On Friday, I had the privilege of sitting a big ball room full of generous people. These are people who really care about raising money and directing resources to organizations that really care about improving our community and lending a helping hand to those in need. So often, charity can translate to tokenism. There was no tokenism here. There was a certain genuineness about these efforts.
And yet there was this sense of discomfort. Somehow, there was still a huge disconnect here. This was entirely about raising money. (And don't get me wrong--without generous grants, many good organizations would not be able to function). But when it came to discussions that deal with hunger and poverty, there was no talk of looking at the root causes. And there was a disdain for the role of government in helping address some of the problems. (Not that government is the entire answer either).

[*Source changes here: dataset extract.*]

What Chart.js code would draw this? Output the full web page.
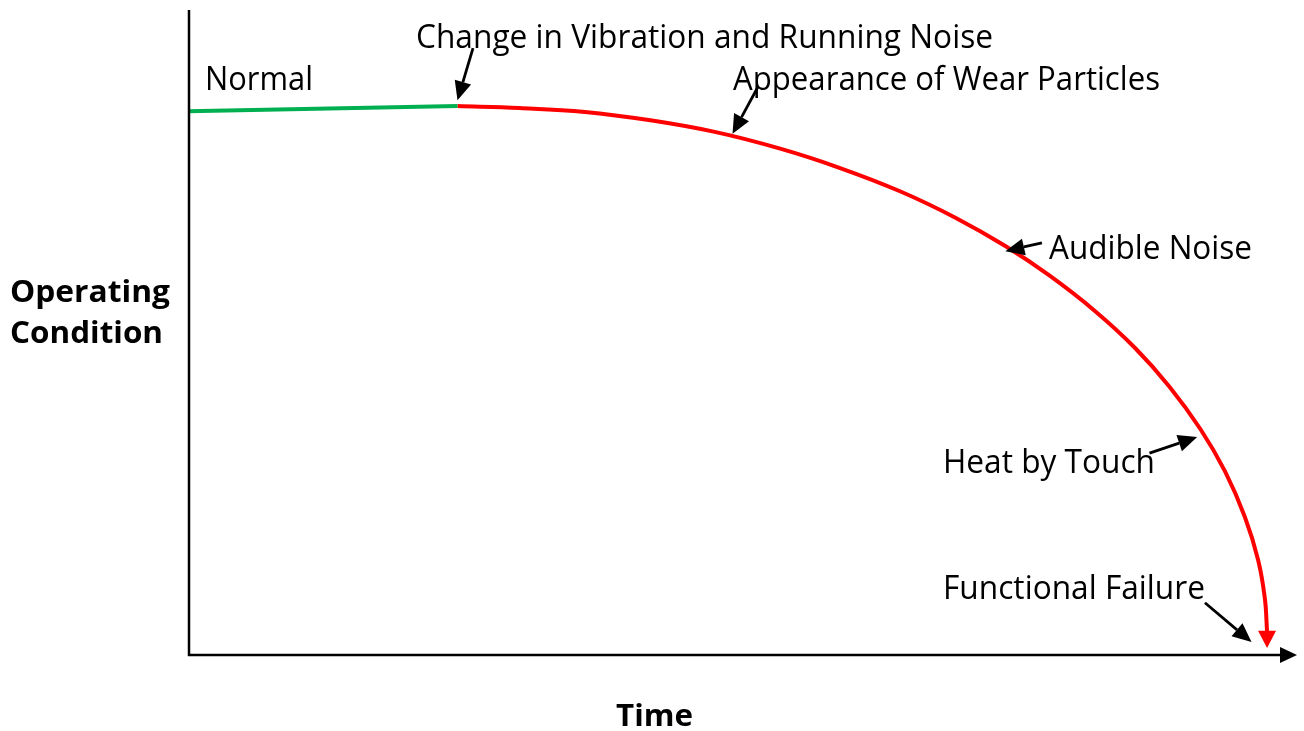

Unfortunately, this sentiment also applies to the way many churches look at our roles in addressing hunger and poverty. Father Richard Rohr said it well in his book Simplicity.
We can no longer be satisfied by simply being the Church for the poor from our position of establishment. We must realize that sometimes that very generosity, that very attempt to be good to other people, has kept us in a position of power and superiority.
Somehow we must be of and with the poor, and then be ready for some mistrust and even criticism.
Dom Helder Camara (1909-1999), the holy Archbishop of Recife, Brazil, said it so truthfully, “As long as I fed the poor, they called me a saint. When I asked, ‘Why are there so many poor people?’ they called me a communist.”